Schuldzuweisungen und einfache Lösungen sind nicht sein Ding. Er gibt sich Mühe mit seiner Arbeit, er produziert hochwertige Lebensmittel. „Dafür möchte ich wertgeschätzt werden“, sagt er. Stattdessen fühlt er sich momentan als Buhmann der Nation. „Und wenn die Preise für Lebensmittel immer weiter in den Keller gehen, dann heißt das doch auch, dass meine Arbeit den Menschen irgendwann gar nicht mehr wert ist.“

Frank Michelchen möchte gesunde Lebensmittel produzieren.

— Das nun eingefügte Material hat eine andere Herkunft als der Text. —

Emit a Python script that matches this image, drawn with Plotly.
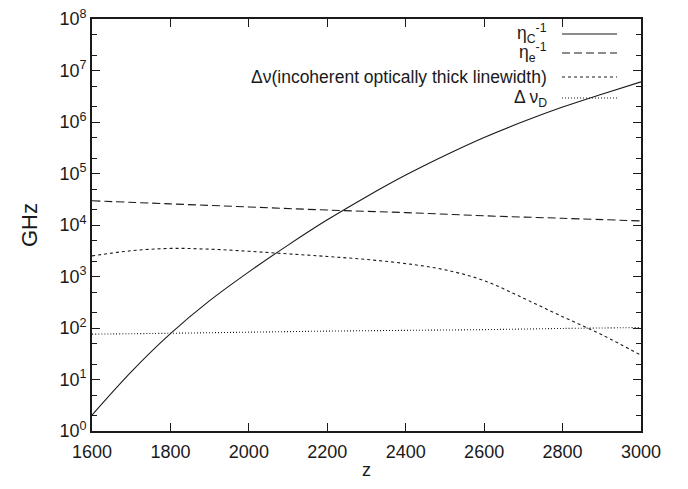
import plotly.graph_objects as go

# ---- data ----
z_c = [1600, 1700, 1800, 1900, 2000, 2100, 2200, 2300, 2400, 2500, 2600, 2700, 2800, 2900, 3000]
eta_c_inv = [2.04, 14.1, 77.6, 339, 1230, 4070, 12600, 35500, 93300, 224000, 501000,
             1.02e6, 1.95e6, 3.47e6, 6.03e6]

z_e = [1600, 1800, 2000, 2200, 2400, 2600, 2800, 3000]
eta_e_inv = [29500, 25700, 22400, 19500, 17400, 15100, 13500, 12000]

z_nu = [1600, 1700, 1800, 1900, 2000, 2100, 2200, 2300, 2400, 2500, 2600, 2700, 2800, 2900, 3000]
delta_nu = [2510, 3160, 3510, 3390, 3090, 2750, 2450, 2140, 1780, 1350, 832, 380, 166, 74, 29.5]

z_d = [1600, 1800, 2000, 2200, 2400, 2600, 2800, 3000]
delta_nu_d = [76, 79, 83, 87, 90, 93, 98, 102]

x_ticks = [1600, 1800, 2000, 2200, 2400, 2600, 2800, 3000]
y_ticks = [1, 10, 100, 1e3, 1e4, 1e5, 1e6, 1e7, 1e8]
y_ticktext = ["10<sup>%d</sup>" % i for i in range(9)]

legend_labels = ["η<sub>C</sub><sup>-1</sup>", "η<sub>e</sub><sup>-1</sup>",
                 "Δν(incoherent optically thick linewidth)", "Δ ν<sub>D</sub>"]

FONT = "Liberation Sans, Arial, Helvetica, sans-serif"
INK = "#1a1a1a"

series = [
    (z_c, eta_c_inv, "solid", 1.1),
    (z_e, eta_e_inv, "8px,4px", 1.1),
    (z_nu, delta_nu, "3px,3px", 1.1),
    (z_d, delta_nu_d, "1px,2px", 1.1),
]

fig = go.Figure()
for (xs, ys, dash, w), name in zip(series, legend_labels):
    fig.add_trace(go.Scatter(x=xs, y=ys, mode="lines", name=name,
                             line=dict(color=INK, width=w, dash=dash, shape="spline", smoothing=1.0),
                             showlegend=False))

# gnuplot-style legend: right-aligned text, line sample on the right
leg_y = [34, 53, 77, 98]  # pixel rows in the 489-high page
plot_top, plot_h = 19, 412
plot_left, plot_w = 92, 549
for (xs, ys, dash, w), name, py in zip(series, legend_labels, leg_y):
    yp = 1 - (py - plot_top) / plot_h
    x0 = (562 - plot_left) / plot_w
    x1 = (617 - plot_left) / plot_w
    fig.add_shape(type="line", xref="paper", yref="paper", x0=x0, x1=x1, y0=yp, y1=yp,
                  line=dict(color=INK, width=w, dash=dash))
    fig.add_annotation(xref="paper", yref="paper", x=(549 - plot_left) / plot_w, y=yp,
                       xanchor="right", yanchor="middle", showarrow=False, text=name,
                       font=dict(family=FONT, size=17.5, color=INK))

# x-axis title placed as in the reference
fig.add_annotation(xref="paper", yref="paper", x=0.5, y=1 - (470 - plot_top) / plot_h,
                   xanchor="center", yanchor="middle", showarrow=False, text="z",
                   font=dict(family=FONT, size=18, color=INK))

minor_vals = [k * 10 ** n for n in range(8) for k in (2, 5)]

fig.update_layout(
    width=688, height=489,
    margin=dict(l=92, r=47, t=19, b=58),
    paper_bgcolor="white", plot_bgcolor="white",
    font=dict(family=FONT, size=18, color=INK),
    xaxis=dict(range=[1600, 3000], tickvals=x_ticks, ticks="inside", ticklen=8,
               showline=True, linecolor=INK, linewidth=1.6, mirror="ticks",
               tickcolor=INK, tickwidth=1.3, ticklabelstandoff=4, automargin=False,
               showgrid=False, zeroline=False,
               tickfont=dict(size=18)),
    yaxis=dict(type="log", range=[0, 8], tickvals=y_ticks, ticktext=y_ticktext,
               ticks="inside", ticklen=8, showline=True, linecolor=INK, linewidth=1.6,
               tickcolor=INK, tickwidth=1.3, automargin=False,
               mirror="ticks", showgrid=False, zeroline=False,
               title=dict(text="GHz", standoff=16), tickfont=dict(size=18),
               minor=dict(tickvals=minor_vals, ticks="inside", ticklen=5,
                          tickcolor=INK, tickwidth=1.3, showgrid=False)),
)

fig.write_html("out.html")
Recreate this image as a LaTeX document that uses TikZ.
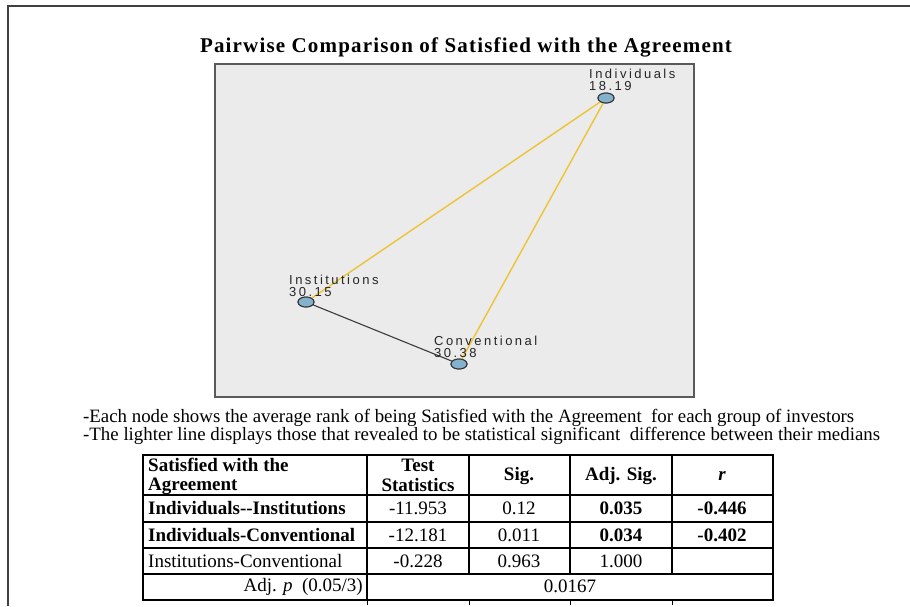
\documentclass[tikz,border=0pt]{standalone}
\usepackage{fontspec}
\setmainfont{Liberation Serif}
\newfontfamily\plotfont{Liberation Sans}[LetterSpace=19]
\newfontfamily\titlefont{Liberation Serif}[LetterSpace=5.6,BoldFont={Liberation Serif Bold}]
\usetikzlibrary{shapes.geometric}
\definecolor{panelgray}{RGB}{235,235,235}
\definecolor{panelline}{RGB}{90,90,90}
\definecolor{nodeblue}{RGB}{130,178,205}
\definecolor{sigline}{RGB}{236,196,52}
\definecolor{plainline}{RGB}{60,60,60}
\newcommand{\cellsize}{\fontsize{19}{20}\selectfont}
\newcommand{\notesize}{\fontsize{18.85}{20}\selectfont}
\tikzset{
  x=1pt, y=-1pt,
  groupnode/.style={ellipse, draw=black!80, line width=1pt, fill=nodeblue,
    minimum width=16pt, minimum height=10pt, inner sep=0pt},
  grouplabel/.style={anchor=west, inner sep=0pt, align=left,
    font=\plotfont\fontsize{13}{12.5}\selectfont, text=black!85},
  sigedge/.style={draw=sigline, line width=1.4pt},
  plainedge/.style={draw=plainline, line width=1.1pt},
  cell/.style={inner sep=0pt, font=\cellsize},
  bcell/.style={cell, font=\bfseries\cellsize},
  lcell/.style={cell, anchor=west},
  lbcell/.style={bcell, anchor=west},
  rcell/.style={cell, anchor=east},
  grid/.style={line width=1.6pt, line cap=rect},
  note/.style={anchor=west, inner sep=0pt, font=\notesize},
}
\begin{document}
\begin{tikzpicture}
\useasboundingbox (0,0) rectangle (910,606);
% outer frame (top and left edges)
\draw[line width=1.5pt, draw=black!75] (8,606) -- (8,6) -- (910,6);

% title
\node[inner sep=0pt, font=\titlefont\bfseries\fontsize{21}{22}\selectfont] (title) at (466,47)
  {Pairwise Comparison of Satisfied with the Agreement};

% plot panel
\draw[fill=panelgray, draw=panelline, line width=1.4pt] (215,64) rectangle (694,397);

% group nodes
\node[groupnode] (ind) at (606,98) {};
\node[groupnode] (ins) at (306,302) {};
\node[groupnode] (con) at (459,364) {};

% pairwise connectors
\draw[sigedge] (ind) -- (ins);
\draw[sigedge] (ind) -- (con);
\draw[plainedge] (ins) -- (con);
\node[groupnode] at (ind) {};
\node[groupnode] at (ins) {};
\node[groupnode] at (con) {};

% group labels
\node[grouplabel] (indlab) at (589,80) {Individuals\\18.19};
\node[grouplabel] (inslab) at (289,286) {Institutions\\30.15};
\node[grouplabel] (conlab) at (434,347) {Conventional\\30.38};

% notes
\node[note] (note1) at (83,418) {-Each node shows the average rank of being Satisfied with the Agreement\ \ for each group of investors};
\node[note] (note2) at (83,436) {-The lighter line displays those that revealed to be statistical significant\ \ difference between their medians};

% table grid
\draw[grid] (143,455) rectangle (773,600);
\foreach \yy in {495,522,548,574} \draw[grid] (143,\yy) -- (773,\yy);
\foreach \xx in {469,570,672} \draw[grid] (\xx,455) -- (\xx,574);
\draw[grid] (367,455) -- (367,600);
\foreach \xx in {367,469,570,672} \draw[line width=0.8pt] (\xx,600) -- (\xx,605);

% header row
\node[lbcell] (h1) at (148,465) {Satisfied with the};
\node[lbcell] (h1b) at (148,486) {Agreement};
\node[bcell] (h2) at (418,465) {Test};
\node[bcell] (h2b) at (418,485) {Statistics};
\node[bcell] (h3) at (519,476) {Sig.};
\node[bcell] (h4) at (621,476) {Adj. Sig.};
\node[cell, font=\bfseries\itshape\cellsize] (h5) at (722,476) {r};

% row 1
\node[lbcell] (r1a) at (148,508) {Individuals-{}-Institutions};
\node[cell] (r1b) at (418,508) {-11.953};
\node[cell] (r1c) at (519,508) {0.12};
\node[bcell] (r1d) at (621,508) {0.035};
\node[bcell] (r1e) at (722,508) {-0.446};

% row 2
\node[lbcell] (r2a) at (148,535) {Individuals-Conventional};
\node[cell] (r2b) at (418,535) {-12.181};
\node[cell] (r2c) at (519,535) {0.011};
\node[bcell] (r2d) at (621,535) {0.034};
\node[bcell] (r2e) at (722,535) {-0.402};

% row 3
\node[lcell] (r3a) at (148,561) {Institutions-Conventional};
\node[cell] (r3b) at (418,561) {-0.228};
\node[cell] (r3c) at (519,561) {0.963};
\node[cell] (r3d) at (621,561) {1.000};

% adjusted alpha row
\node[rcell] (r4a) at (363,587) {Adj. \textit{p}\ \ (0.05/3)};
\node[cell] (r4b) at (570,586) {0.0167};
\end{tikzpicture}
\end{document}
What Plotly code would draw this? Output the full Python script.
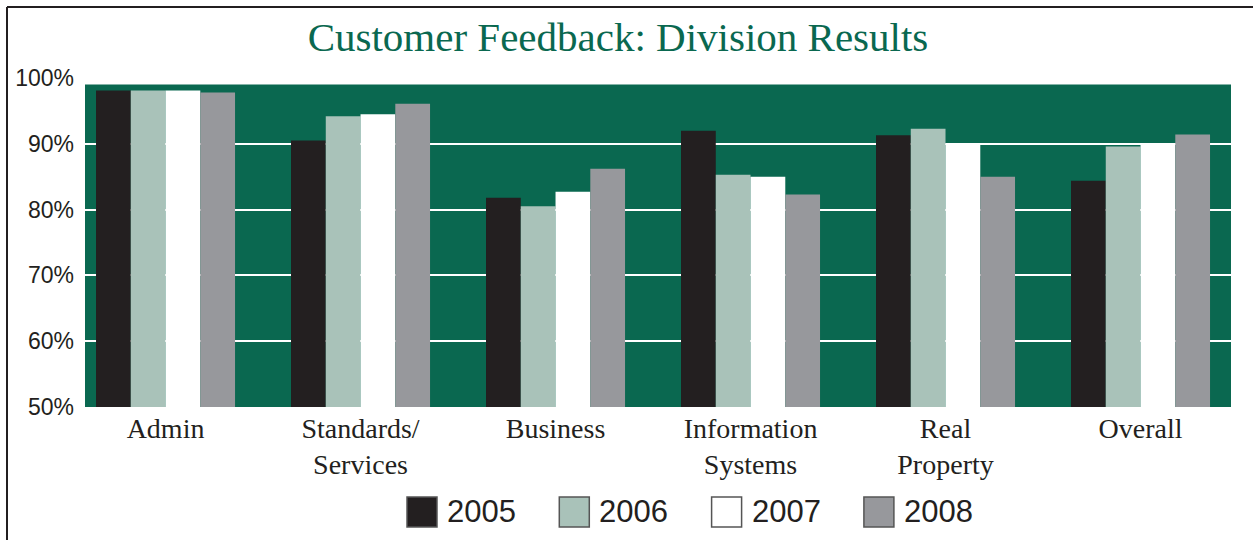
import plotly.graph_objects as go

# data
divisions = ["Admin", "Standards/Services", "Business", "Information Systems", "Real Property", "Overall"]
division_labels = ["Admin", "Standards/<br>Services", "Business",
                   "Information<br>Systems", "Real<br>Property", "Overall"]
years = ["2005", "2006", "2007", "2008"]
y2005 = [98.1, 90.5, 81.8, 92.0, 91.3, 84.4]
y2006 = [98.1, 94.2, 80.5, 85.3, 92.3, 89.6]
y2007 = [98.1, 94.5, 82.7, 85.0, 90.0, 90.0]
y2008 = [97.8, 96.1, 86.2, 82.3, 85.0, 91.4]
series = [y2005, y2006, y2007, y2008]
tick_vals = [50, 60, 70, 80, 90, 100]
tick_text = ["50%", "60%", "70%", "80%", "90%", "100%"]
panel_top = 99.0

colors = ["#231f20", "#a9c2b9", "#ffffff", "#97989c"]
green = "#0a6850"
ink = "#231f20"

W, H = 1253, 540
ml, mr, mt, mb = 85, 22, 78, 133
pw, ph = W - ml - mr, H - mt - mb

def px_x(x):
    return (x - ml) / pw

def px_y(y):
    return (H - mb - y) / ph

fig = go.Figure()
for name, vals, col in zip(years, series, colors):
    fig.add_trace(go.Bar(x=divisions, y=vals, name=name, marker=dict(color=col, line=dict(width=0)),
                         showlegend=False))

shapes = [
    dict(type="rect", xref="paper", yref="y", x0=0, x1=1, y0=50, y1=panel_top,
         fillcolor=green, line=dict(width=0), layer="below"),
    dict(type="line", xref="paper", yref="paper", x0=px_x(7), x1=px_x(W), y0=px_y(7), y1=px_y(7),
         line=dict(color=ink, width=2)),
    dict(type="line", xref="paper", yref="paper", x0=px_x(7), x1=px_x(7), y0=px_y(7), y1=px_y(H),
         line=dict(color=ink, width=2)),
]

annotations = []
# legend drawn by hand for big swatches
for i, (name, col) in enumerate(zip(years, colors)):
    left = 407 + 152.3 * i
    shapes.append(dict(type="rect", xref="paper", yref="paper",
                       x0=px_x(left), x1=px_x(left + 30), y0=px_y(497), y1=px_y(527),
                       fillcolor=col, line=dict(color="#555555", width=1.5)))
    annotations.append(dict(x=px_x(left + 38), xref="paper", y=px_y(512), yref="paper",
                            text=name, showarrow=False, xanchor="left", yanchor="middle",
                            font=dict(family="Liberation Sans", size=31, color=ink)))

fig.update_layout(
    width=W, height=H,
    margin=dict(l=ml, r=mr, t=mt, b=mb),
    paper_bgcolor="white", plot_bgcolor="white",
    barmode="group", bargap=0.287, bargroupgap=0,
    title=dict(text="Customer Feedback: Division Results", x=618 / W, xanchor="center",
               y=1 - 37 / H, yanchor="middle", xref="container", yref="container",
               font=dict(family="Liberation Serif", size=41, color=green)),
    shapes=shapes, annotations=annotations,
)
fig.update_xaxes(type="category", range=[-0.413, 5.464], tickvals=divisions, ticktext=division_labels,
                 showgrid=False, zeroline=False, showline=False, ticks="", ticklabelstandoff=2,
                 tickfont=dict(family="Liberation Serif", size=28, color=ink))
fig.update_yaxes(range=[50, 100], tickvals=tick_vals, ticktext=tick_text,
                 showgrid=True, gridcolor="white", gridwidth=2, zeroline=False,
                 showline=False, ticks="", ticklabelstandoff=10,
                 tickfont=dict(family="Liberation Sans", size=23, color=ink))

fig.write_html("out.html", config={"displayModeBar": False},
               post_script="document.body.style.margin='0';")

Dafür braucht er Verbündete, nicht Gegner. Eine Geschichte erzählt er besonders gern. Vor ein paar Jahren, da hatte er seine Bienenstöcke an einem Feldrand aufgestellt und kam gerade dazu, als der Landwirt Herbizide spritzte – direkt vor seinen Bienen. „Ich hätte einen Riesenradau machen können“, sagt Michelchen.

Stattdessen sei er er zu den Landwirten hin und habe sich an ihren Mittagstisch gesetzt. „Ich habe ihnen ruhig erklärt, dass der Honig im Stock für den Verkauf nicht mehr taugt und ich ihn ausschleudern muss.“ 150 Kilo seien das gewesen, er habe sie den Landwirten schenken wollen. „In dem Moment haben sie was begriffen – den vergifteten Honig wollten sie selbst nicht essen müssen.“

Seitdem spricht sich der Öko-Bauer mit den Konventionellen ab. „Wenn sie spritzen, bleiben meine Bienen einen Tag im Stock. Am nächsten Tag sind die Insektizide abgebaut und die Bienen können wieder fliegen.“ Seinen Bienen gehe es gut, befreundete Imker berichten ebenfalls von gesunden Völkern und Zuwächsen. „Ich vertraue darauf, dass nur solche Mittel zugelassen werden, die den Bienen nicht schaden und auch für andere Tiere okay sind. „Wir merken hier bei uns jedenfalls nichts von Insektensterben.“

Dass Wissenschaftler auf der ganzen Welt zu anderen Ergebnissen kommen, zählt für den Mann aus dem Spreewald nicht. „Propaganda und Populismus“ sagt er. Ähnlich schätzt er das Thema Klimawandel ein. „Wir hatten immer trockene und nasse Jahre.“ Allerdings, das gibt er zu: „Die Gesamtregenmenge in den letzten Jahrzehnten hat im Spreewald deutlich abgenommen.“ Heu, das er noch in den vergangenen Jahren gern in Größenordnungen verkauft hat, hält er nach dem Dürresommer 2018 lieber zurück. „Der beste Rat des Landwirts ist der Vorrat.“ Falls doch etwas dran ist am Klimawandel und es dieses Jahr doch wieder eine schlechte Heuernte gibt.